Las
redes sociales me han acostumbrado a una forma superficial de contar mi vida
Han
inventado un teléfono para hablar sólo por teléfono. Un teléfono que no permite nada más que
la posibilidad de hacer y contestar llamadas. Ni whatsapp, ni mails, ni
internet. Un teléfono aparentemente inútil en los tiempos que corren, pero muy
práctico en realidad.
Hay
personas que pagan altas cantidades de dinero por tener un teléfono como los de
antes. ¡Qué paradoja! Uno de esos teléfonos que antes costaban tan poco ahora
valen mucho. ¿Qué ha cambiado?
Tal
vez hemos cambiado nosotros y nos hemos dado cuenta de que hemos perdido algo
importante en la vida. Hemos
dejado de estar presentes donde tenemos que estar. Nos
ausentamos del lugar en el que nos encontramos.
Dejamos
de escuchar a las personas con las que hablamos. Dejamos de mirar al que
tenemos delante. Tal vez
hemos perdido el aquí y el ahora. Recuperar ese tesoro resulta caro.
Me
doy cuenta de que con
frecuencia no estoy con la persona con la que me toca estar. El
móvil tiene la capacidad de trasladarme a otro lugar. Lejos, muy lejos.
El
cuerpo está ahí, donde estoy, con las personas a las que quiero. Tal vez
cenando, o simplemente esperando la cola del médico, o caminando por la calle.

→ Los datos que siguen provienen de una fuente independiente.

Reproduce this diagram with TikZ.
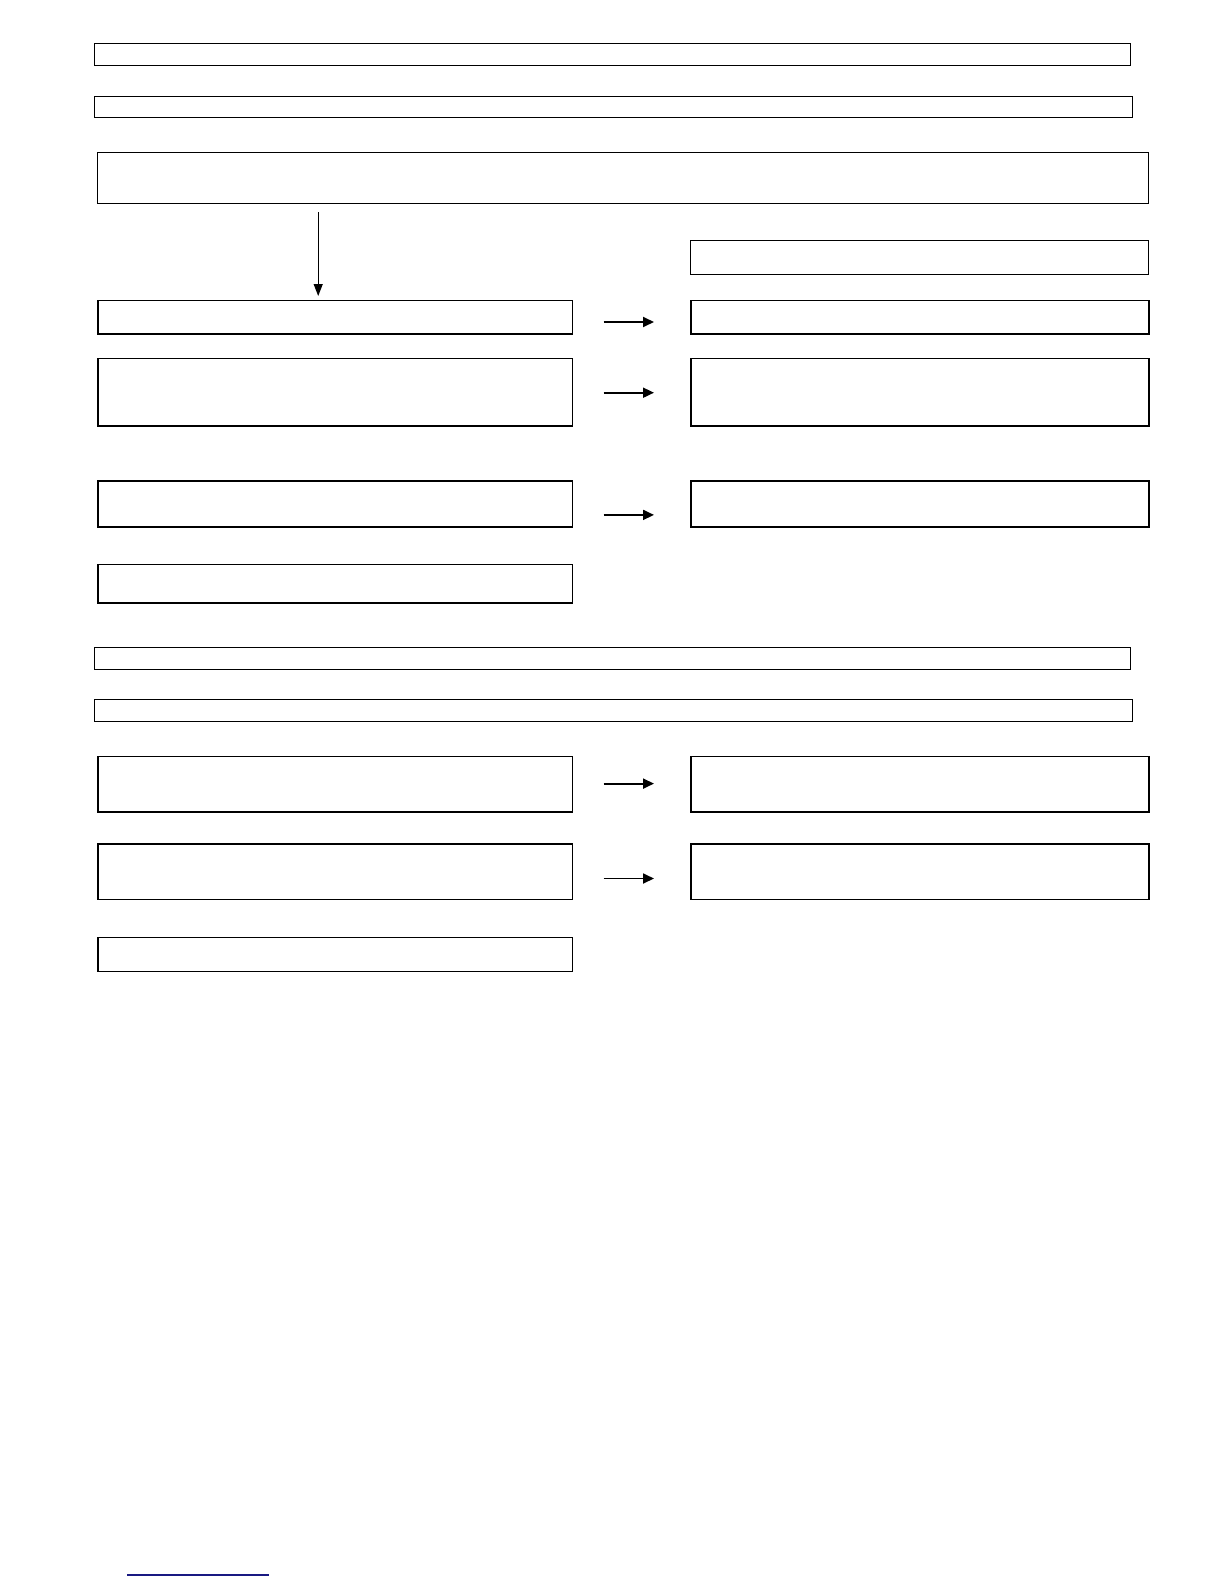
\documentclass[tikz,border=0pt]{standalone}
\usetikzlibrary{arrows.meta,calc}
\definecolor{footblue}{RGB}{25,25,130}
\begin{document}
\begin{tikzpicture}[x=1bp,y=-1bp,
  thinbox/.style={draw=black,line width=1bp,inner sep=0pt,anchor=north west},
  thickbox/.style={draw=black,line width=1.6bp,inner sep=0pt,anchor=north west},
  arr/.style={line width=1.8bp,-{Triangle[length=11bp,width=10bp]}},
  darr/.style={line width=1.2bp,-{Triangle[length=12bp,width=9bp]}}]
\useasboundingbox[fill=white] (0,0) rectangle (1224,1584);
% section 1 headers
\node[thinbox,minimum width=1036bp,minimum height=21.7bp] (h1) at (94.3,43.3) {};
\node[thinbox,minimum width=1038bp,minimum height=21.6bp] (h2) at (94.3,95.7) {};
\node[thinbox,minimum width=1050.7bp,minimum height=51bp] (b3) at (97.3,152.3) {};
\node[thinbox,minimum width=458bp,minimum height=33.3bp] (r4) at (690,240.4) {};
% rows
\node[thickbox,minimum width=474.4bp,minimum height=33.5bp] (l5) at (97.3,299.5) {};
\node[thickbox,minimum width=458bp,minimum height=33.5bp] (r5) at (690,299.5) {};
\node[thickbox,minimum width=474.4bp,minimum height=67.7bp] (l6) at (97.3,357.5) {};
\node[thickbox,minimum width=458bp,minimum height=67.7bp] (r6) at (690,357.5) {};
\node[thickbox,minimum width=474.4bp,minimum height=46bp] (l7) at (97.3,480) {};
\node[thickbox,minimum width=458bp,minimum height=46bp] (r7) at (690,480) {};
\node[thickbox,minimum width=474.4bp,minimum height=38.5bp] (l8) at (97.3,563.5) {};
% section 2 headers
\node[thinbox,minimum width=1036bp,minimum height=22.5bp] (h9) at (94.3,646.5) {};
\node[thinbox,minimum width=1038bp,minimum height=22bp] (h10) at (94.3,699) {};
\node[thickbox,minimum width=474.4bp,minimum height=55.3bp] (l11) at (97.3,755.7) {};
\node[thickbox,minimum width=458bp,minimum height=55.3bp] (r11) at (690,755.7) {};
\node[thickbox,minimum width=474.4bp,minimum height=55.4bp] (l12) at (97.3,843.3) {};
\node[thickbox,minimum width=458bp,minimum height=55.4bp] (r12) at (690,843.3) {};
\node[thickbox,minimum width=474.4bp,minimum height=34.3bp] (l13) at (97.3,936.5) {};
% arrows
\draw[darr] ($(b3.south west)+(220.9,7.7)$) -- ($(l5.north west)+(220.9,-3.5)$);
\draw[arr] ($(l5.east)+(30.3,4.95)$) -- ($(r5.west)+(-36,4.95)$);
\draw[arr] ($(l6.east)+(30.3,0.55)$) -- ($(r6.west)+(-36,0.55)$);
\draw[arr] ($(l7.east)+(30.3,11.1)$) -- ($(r7.west)+(-36,11.1)$);
\draw[arr] ($(l11.east)+(30.3,-0.55)$) -- ($(r11.west)+(-36,-0.55)$);
\draw[arr] ($(l12.east)+(30.3,6.7)$) -- ($(r12.west)+(-36,6.7)$);
% footer line
\coordinate (f1) at (127,1575);
\coordinate (f2) at (269,1575);
\draw[line width=1.2bp,footblue] (f1) -- (f2);
\end{tikzpicture}
\end{document}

No importa dónde. El móvil me traslada a otra parte, a otro mundo. Estoy, pero
no estoy realmente. Estoy
ausente estando presente.
Tal
vez por eso uno ahora está dispuesto a pagar lo que sea por volver a lo de
antes. A esa libertad sin
llamadas, sin mensajes. Libres de esa necesidad que nos hemos
creado de estar siempre localizados, siempre disponibles, siempre conectados.
Siempre respondiendo a todo lo que nos piden. Nos parece muy difícil
liberarnos.
Dicen
que lo que más nos cuesta hoy es superar el síndrome de abstinencia cuando
tenemos que renunciar por algún motivo a estar conectados a todas las redes
sociales posibles.
Conectados
pero desconectados de nuestra realidad. Conectados con los que no están.
Desconectados de los que sí que están.
Sería
bueno que me preguntara cuánta dependencia real tengo del móvil y de internet. Nos parece imposible cambiar. Nos hemos
introducido en un mundo que no conocíamos y nos hemos vuelto esclavos.
¿Es
posible crecer en libertad en ese mundo desconocido? Sería bueno examinarme al final del día y
preguntarme si he dependido mucho o poco de lo que me entra por la pantalla del
móvil. Es una buena pregunta al final del día, al final de la
semana. La independencia de esa necesidad de estar siempre ahí.
A
veces pienso que si no estoy conectado es como si no existiera. Y no es verdad.
Pero el mundo me hace creer que sí.
Por
eso me pregunto cómo están
mis relaciones, mis vínculos de verdad. Cómo está mi capacidad de amar y
comunicarme en el día a día. Con aquellos con los que comparto
la vida.
A
veces puedo comunicar cosas, contar anécdotas, inventar cuentos. Mandar fotos,
decir lo que he hecho. Pero en
el fondo nunca hablo de mí, de lo que estoy viviendo. Las redes sociales me han acostumbrado a
una forma superficial de contar mi vida.
Cuento
lo que me ha pasado, pero no cómo lo he vivido. Cuento lo que he hecho, lo que
he dicho, pero no lo que hay en lo más hondo del corazón. Tal vez ni yo mismo
he pensado en ello. Vivo superficialmente mi vida pasando de una escena a otra.
Sin profundidad, sin hondura.
Y
tampoco me preocupo de verdad por lo que ocurre en el corazón de los que están
más cerca. No me detengo a mirar a los ojos de las personas. Creo que están
bien. No pregunto mucho porque tampoco busco esa intimidad.
Y
me quedo a mitad de camino al encuentro del otro. En tierra de nadie. No pregunto. No
cuento. No me abro. No
escucho. No percibo la vida que hay en los demás. Pienso sólo
en lo que a mí me ocurre. En lo que me preocupa. Me cuesta buscar en los ojos
de aquellos que me aman y a los que amo la paz para seguir caminando.